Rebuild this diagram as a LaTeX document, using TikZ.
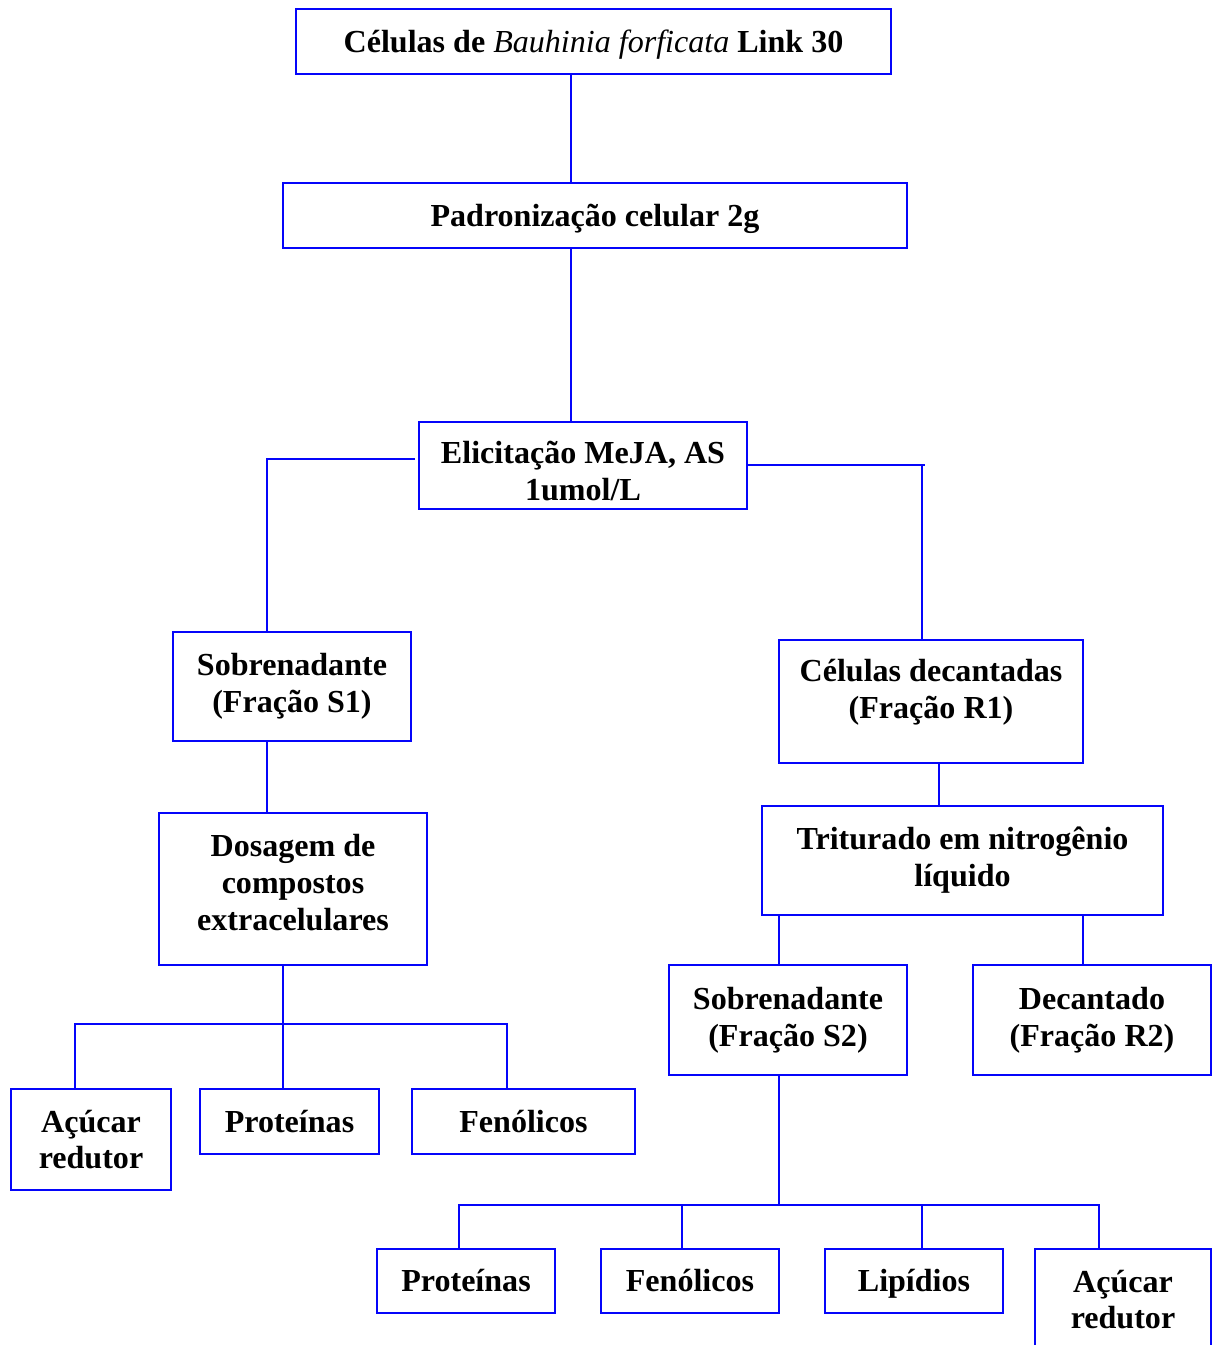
\documentclass[tikz,border=0pt]{standalone}
\usepackage{fontspec}
\setmainfont{Liberation Serif}

\definecolor{flowblue}{RGB}{5,5,250}

\begin{document}
\begin{tikzpicture}[
  x=0.02cm, y=-0.02cm,
  box/.style={
    draw=flowblue, line width=1.3pt, inner sep=0pt, align=center,
    font=\fontsize{18.25}{21}\selectfont\bfseries
  },
  one/.style={
    text height=16pt, text depth=4pt
  },
  leaf/.style={
    box, one, minimum width=3.56cm, minimum height=1.28cm
  },
  link/.style={
    draw=flowblue, line width=1.3pt
  }
]
\useasboundingbox (0,0) rectangle (1213,1345);

% main column
\node[box, one, minimum width=11.9cm, minimum height=1.3cm] (cel) at (593.5,41.5)
  {Células de {\mdseries\itshape Bauhinia forficata} Link 30};
\node[box, one, minimum width=12.48cm, minimum height=1.3cm] (pad) at (595,215.5)
  {Padronização celular 2g};
\node[box, text height=40pt, minimum width=6.56cm, minimum height=1.74cm] (eli) at (583,465.5)
  {Elicitação MeJA, AS\\1umol/L};

% left branch
\node[box, minimum width=4.76cm, minimum height=2.18cm] (s1) at (292,686.5)
  {Sobrenadante\\(Fração S1)};
\node[box, text depth=8pt, minimum width=5.36cm, minimum height=3.04cm] (dos) at (293,889)
  {Dosagem de\\compostos\\extracelulares};
\node[box, minimum width=3.2cm, minimum height=2.02cm] (acu1) at (91,1139.5)
  {Açúcar\\redutor};
\node[box, one, minimum width=3.58cm, minimum height=1.3cm] (pro1) at (289.5,1121.5)
  {Proteínas};
\node[box, one, minimum width=4.46cm, minimum height=1.3cm] (fen1) at (523.5,1121.5)
  {Fenólicos};

% right branch
\node[box, text depth=14pt, minimum width=6.08cm, minimum height=2.46cm] (r1) at (931,701.5)
  {Células decantadas\\(Fração R1)};
\node[box, minimum width=8.02cm, minimum height=2.18cm] (tri) at (962.5,860.5)
  {Triturado em nitrogênio\\líquido};
\node[box, minimum width=4.76cm, minimum height=2.2cm] (s2) at (788,1020)
  {Sobrenadante\\(Fração S2)};
\node[box, minimum width=4.76cm, minimum height=2.2cm] (r2) at (1092,1020)
  {Decantado\\(Fração R2)};
\node[leaf] (pro2) at (466,1281) {Proteínas};
\node[leaf] (fen2) at (690,1281) {Fenólicos};
\node[leaf] (lip) at (914,1281) {Lipídios};
\node[box, minimum width=3.52cm, minimum height=2.02cm] (acu2) at (1123,1299.5)
  {Açúcar\\redutor};

% connectors
\coordinate (trunk) at (571,0);
\draw[link] (cel.south -| trunk) -- (pad.north -| trunk);
\draw[link] (pad.south -| trunk) -- (eli.north -| trunk);

\coordinate (lft) at (267,459);
\coordinate (rgt) at (922,465);
\draw[link] ([xshift=-0.06cm]eli.west |- lft) -| (s1.north -| lft);
\draw[link] (eli.east |- rgt) -- ([xshift=0.06cm]rgt);
\draw[link] (rgt) -- (r1.north -| rgt);
\draw[link] (s1.south -| lft) -- (dos.north -| lft);

\coordinate (bus1) at (283,1024);
\draw[link] (dos.south -| bus1) -- (pro1.north -| bus1);
\draw[link] ([xshift=-0.32cm]acu1.north) |- (bus1) -| ([xshift=-0.33cm]fen1.north);

\coordinate (r1drop) at (939,0);
\coordinate (s2drop) at (779,0);
\coordinate (r2drop) at (1083,0);
\draw[link] (r1.south -| r1drop) -- (tri.north -| r1drop);
\draw[link] (tri.south -| s2drop) -- (s2.north -| s2drop);
\draw[link] (tri.south -| r2drop) -- (r2.north -| r2drop);

\coordinate (bus2) at (779,1205);
\draw[link] (s2.south -| bus2) -- (bus2);
\draw[link] ([xshift=-0.14cm]pro2.north) |- (bus2) -| ([xshift=-0.48cm]acu2.north);
\draw[link] ([xshift=-0.16cm]fen2.north) -- ([xshift=-0.16cm]fen2.north |- bus2);
\draw[link] ([xshift=0.16cm]lip.north) -- ([xshift=0.16cm]lip.north |- bus2);

\end{tikzpicture}
\end{document}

▬▬▬▬▬▬▬▬▬▬

#### WHAT YOU SHOULD DO:
Copy out the data above exactly, except the pictures.

#### RESPONSE FOR THIS EXERCISE:
Rebuild this diagram as a LaTeX document, using TikZ.
\documentclass[tikz,border=0pt]{standalone}
\usepackage{fontspec}
\setmainfont{Liberation Serif}

\definecolor{flowblue}{RGB}{5,5,250}

\begin{document}
\begin{tikzpicture}[
  x=0.02cm, y=-0.02cm,
  box/.style={
    draw=flowblue, line width=1.3pt, inner sep=0pt, align=center,
    font=\fontsize{18.25}{21}\selectfont\bfseries
  },
  one/.style={
    text height=16pt, text depth=4pt
  },
  leaf/.style={
    box, one, minimum width=3.56cm, minimum height=1.28cm
  },
  link/.style={
    draw=flowblue, line width=1.3pt
  }
]
\useasboundingbox (0,0) rectangle (1213,1345);

% main column
\node[box, one, minimum width=11.9cm, minimum height=1.3cm] (cel) at (593.5,41.5)
  {Células de {\mdseries\itshape Bauhinia forficata} Link 30};
\node[box, one, minimum width=12.48cm, minimum height=1.3cm] (pad) at (595,215.5)
  {Padronização celular 2g};
\node[box, text height=40pt, minimum width=6.56cm, minimum height=1.74cm] (eli) at (583,465.5)
  {Elicitação MeJA, AS\\1umol/L};

% left branch
\node[box, minimum width=4.76cm, minimum height=2.18cm] (s1) at (292,686.5)
  {Sobrenadante\\(Fração S1)};
\node[box, text depth=8pt, minimum width=5.36cm, minimum height=3.04cm] (dos) at (293,889)
  {Dosagem de\\compostos\\extracelulares};
\node[box, minimum width=3.2cm, minimum height=2.02cm] (acu1) at (91,1139.5)
  {Açúcar\\redutor};
\node[box, one, minimum width=3.58cm, minimum height=1.3cm] (pro1) at (289.5,1121.5)
  {Proteínas};
\node[box, one, minimum width=4.46cm, minimum height=1.3cm] (fen1) at (523.5,1121.5)
  {Fenólicos};

% right branch
\node[box, text depth=14pt, minimum width=6.08cm, minimum height=2.46cm] (r1) at (931,701.5)
  {Células decantadas\\(Fração R1)};
\node[box, minimum width=8.02cm, minimum height=2.18cm] (tri) at (962.5,860.5)
  {Triturado em nitrogênio\\líquido};
\node[box, minimum width=4.76cm, minimum height=2.2cm] (s2) at (788,1020)
  {Sobrenadante\\(Fração S2)};
\node[box, minimum width=4.76cm, minimum height=2.2cm] (r2) at (1092,1020)
  {Decantado\\(Fração R2)};
\node[leaf] (pro2) at (466,1281) {Proteínas};
\node[leaf] (fen2) at (690,1281) {Fenólicos};
\node[leaf] (lip) at (914,1281) {Lipídios};
\node[box, minimum width=3.52cm, minimum height=2.02cm] (acu2) at (1123,1299.5)
  {Açúcar\\redutor};

% connectors
\coordinate (trunk) at (571,0);
\draw[link] (cel.south -| trunk) -- (pad.north -| trunk);
\draw[link] (pad.south -| trunk) -- (eli.north -| trunk);

\coordinate (lft) at (267,459);
\coordinate (rgt) at (922,465);
\draw[link] ([xshift=-0.06cm]eli.west |- lft) -| (s1.north -| lft);
\draw[link] (eli.east |- rgt) -- ([xshift=0.06cm]rgt);
\draw[link] (rgt) -- (r1.north -| rgt);
\draw[link] (s1.south -| lft) -- (dos.north -| lft);

\coordinate (bus1) at (283,1024);
\draw[link] (dos.south -| bus1) -- (pro1.north -| bus1);
\draw[link] ([xshift=-0.32cm]acu1.north) |- (bus1) -| ([xshift=-0.33cm]fen1.north);

\coordinate (r1drop) at (939,0);
\coordinate (s2drop) at (779,0);
\coordinate (r2drop) at (1083,0);
\draw[link] (r1.south -| r1drop) -- (tri.north -| r1drop);
\draw[link] (tri.south -| s2drop) -- (s2.north -| s2drop);
\draw[link] (tri.south -| r2drop) -- (r2.north -| r2drop);

\coordinate (bus2) at (779,1205);
\draw[link] (s2.south -| bus2) -- (bus2);
\draw[link] ([xshift=-0.14cm]pro2.north) |- (bus2) -| ([xshift=-0.48cm]acu2.north);
\draw[link] ([xshift=-0.16cm]fen2.north) -- ([xshift=-0.16cm]fen2.north |- bus2);
\draw[link] ([xshift=0.16cm]lip.north) -- ([xshift=0.16cm]lip.north |- bus2);

\end{tikzpicture}
\end{document}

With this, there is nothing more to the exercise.